◆ REQUIRED TASK ◆
Identify every line in the records below that contains the word "this", and copy each of those lines.

◆ EXERCISE MATERIAL ◆
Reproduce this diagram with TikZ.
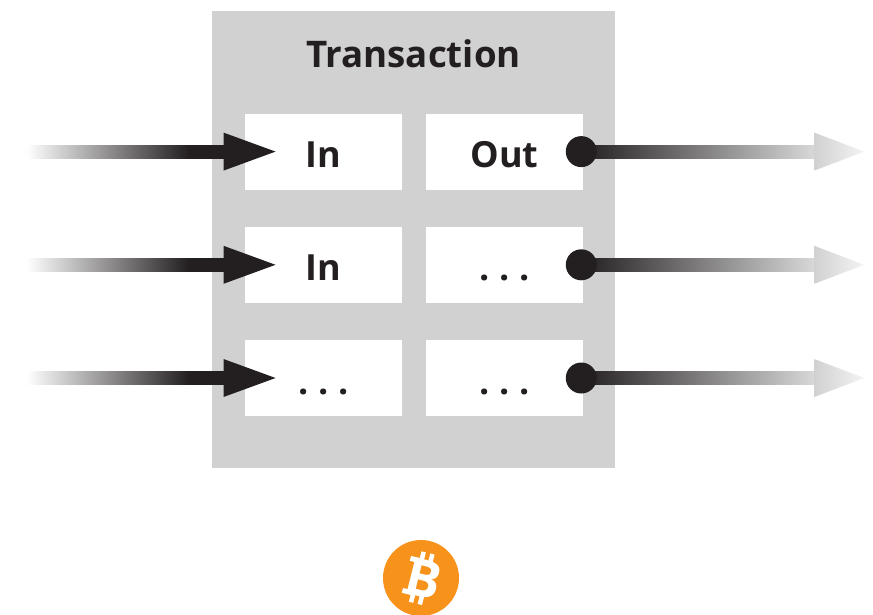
\documentclass[tikz,border=0pt]{standalone}
\usepackage{fontspec}
\setmainfont{Open Sans}
\usepackage{tikz}
\usetikzlibrary{positioning}
\usetikzlibrary{calc}
\definecolor{ink}{HTML}{231F20}
\definecolor{panel}{HTML}{D1D1D1}
\definecolor{coin}{HTML}{F7931A}
\newcommand{\gapdots}{.\hspace{.27em}.\hspace{.27em}.}
\pgfdeclarehorizontalshading{fadein}{100bp}{color(0bp)=(white); color(25bp)=(white); color(66bp)=(ink); color(100bp)=(ink)}
\tikzset{
  cell/.style={fill=white, minimum width=117.75pt, minimum height=57pt, inner sep=0pt,
    text=ink, text height=24pt, text depth=0pt, font=\fontsize{27}{27}\selectfont\bfseries},
  title/.style={text=ink, font=\fontsize{27.5}{27.5}\selectfont\bfseries, inner sep=0pt, anchor=base},
  fadeout/.style={left color=ink, right color=panel!85!white, draw=none},
  fadetip/.style={left color=panel, right color=panel!25!white, draw=none}
}
\begin{document}
\begin{tikzpicture}[x=0.75pt, y=-0.75pt]
  \useasboundingbox (0,0) rectangle (873,614);
  \fill[panel] (212,11) rectangle (615,468);
  \node[title] (title) at (413.5,67) {Transaction};
  \node[cell] (in1) at (323.3,151.6) {In};
  \node[cell, right=17.75pt of in1] (out1) {Out};
  \node[cell, below=27.5pt of in1] (in2) {In};
  \node[cell, right=17.75pt of in2] (out2) {\gapdots};
  \node[cell, below=27.5pt of in2] (in3) {\gapdots};
  \node[cell, right=17.75pt of in3] (out3) {\gapdots};
  % arrows going in and out of each row
  \foreach \row in {1,2,3} {
    \coordinate (start\row) at ($(in\row.west)+(-218,0)$);
    \coordinate (base\row) at ($(in\row.west)+(-21,0)$);
    \coordinate (dot\row) at ($(out\row.east)+(-2,0)$);
    \coordinate (neck\row) at ($(dot\row)+(233,0)$);
    \shade[shading=fadein] ($(start\row)+(0,-6.5)$) rectangle ($(base\row)+(1,6.5)$);
    \fill[ink] ($(base\row)+(0,-19)$) -- ($(base\row)+(52,0)$) -- ($(base\row)+(0,19)$) -- cycle;
    \shade[fadeout] ($(dot\row)+(0,-6.5)$) rectangle ($(neck\row)+(0,6.5)$);
    \shade[fadetip] ($(neck\row)+(0,-19)$) -- ($(neck\row)+(50,0)$) -- ($(neck\row)+(0,19)$) -- cycle;
    \fill[ink] (dot\row) circle (15.5);
  }
  % coin
  \node[circle, fill=coin, minimum size=57pt, inner sep=0pt] (coin) at (421,578) {};
  \begin{scope}[shift={(coin.center)}, rotate=-14]
    \node[text=white, inner sep=0pt, rotate=-14, font=\fontsize{39}{39}\selectfont\bfseries] (letter) at (3,0) {B};
    \fill[white] (-15,-19) rectangle (-4,-14);
    \fill[white] (-15,14) rectangle (-4,19);
    \foreach \bar in {-6,3} {
      \fill[white] (\bar,-26) rectangle ++(4.5,9);
      \fill[white] (\bar,17) rectangle ++(4.5,9);
    }
  \end{scope}
\end{tikzpicture}
\end{document}
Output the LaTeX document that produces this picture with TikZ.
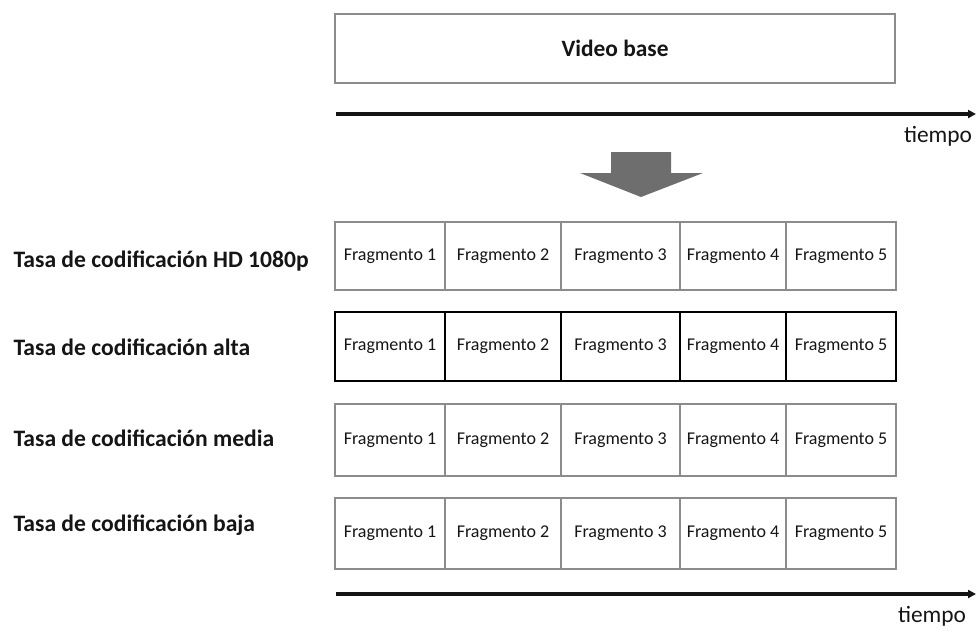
\documentclass[tikz,border=0pt]{standalone}
\usepackage{fontspec}
\setmainfont{Carlito}
\usetikzlibrary{arrows.meta}
\definecolor{mEdge}{HTML}{8C8C8C}
\definecolor{mArrow}{HTML}{6E6E6E}
\definecolor{mInk}{HTML}{151515}

\begin{document}
\begin{tikzpicture}[x=1pt, y=-1pt, >={Triangle[length=8pt, width=8pt]},
    cell/.style={draw, line width=1.8pt, inner sep=0pt, outer sep=0pt,
                 font=\fontsize{18}{20}\selectfont, text=mInk},
    rate/.style={anchor=west, font=\bfseries\fontsize{23.6}{26}\selectfont, text=mInk},
    axis/.style={->, line width=3.2pt, mInk},
    timelabel/.style={font=\fontsize{23.4}{26}\selectfont, text=mInk}]
  \useasboundingbox (0,0) rectangle (977,630);
  % source video and its time axis
  \node[cell, draw=mEdge, minimum width=560pt, minimum height=69pt,
        font=\bfseries\fontsize{23.4}{26}\selectfont] (base) at (615,48.5) {Video base};
  \coordinate (top0) at (336,114);
  \coordinate (top1) at (976,114);
  \draw[axis] (top0) -- (top1);
  \node[timelabel] (toptime) at (938,136) {tiempo};
  % block arrow down
  \fill[mArrow] (611,152) -- (671,152) -- (671,173) -- (703,173) -- (641,197)
                -- (580,173) -- (611,173) -- cycle;
  % one row of fragments per encoding rate
  \foreach \r/\ya/\yb/\col/\ly/\lab in {hd/222/290/mEdge/261/HD 1080p,
      alta/312/381/black/347/alta, media/404/476/mEdge/438/media,
      baja/498/569/mEdge/525/baja}
  {
    \node[rate] (\r) at (10,\ly) {Tasa de codificación \lab};
    \foreach \i/\xa/\xb in {1/335/445, 2/445/561, 3/561/680, 4/680/786, 5/786/896}
      \node[cell, draw=\col, minimum width={\xb-\xa}, minimum height={\yb-\ya}]
        (\r\i) at ({(\xa+\xb)/2},{(\ya+\yb)/2}) {Fragmento \i};
  }
  % shared time axis
  \coordinate (bot0) at (336,594);
  \coordinate (bot1) at (976,594);
  \draw[axis] (bot0) -- (bot1);
  \node[timelabel] (bottime) at (932,616) {tiempo};
\end{tikzpicture}
\end{document}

◆ ANSWER IN FULL ◆
Reproduce this diagram with TikZ.
Output the LaTeX document that produces this picture with TikZ.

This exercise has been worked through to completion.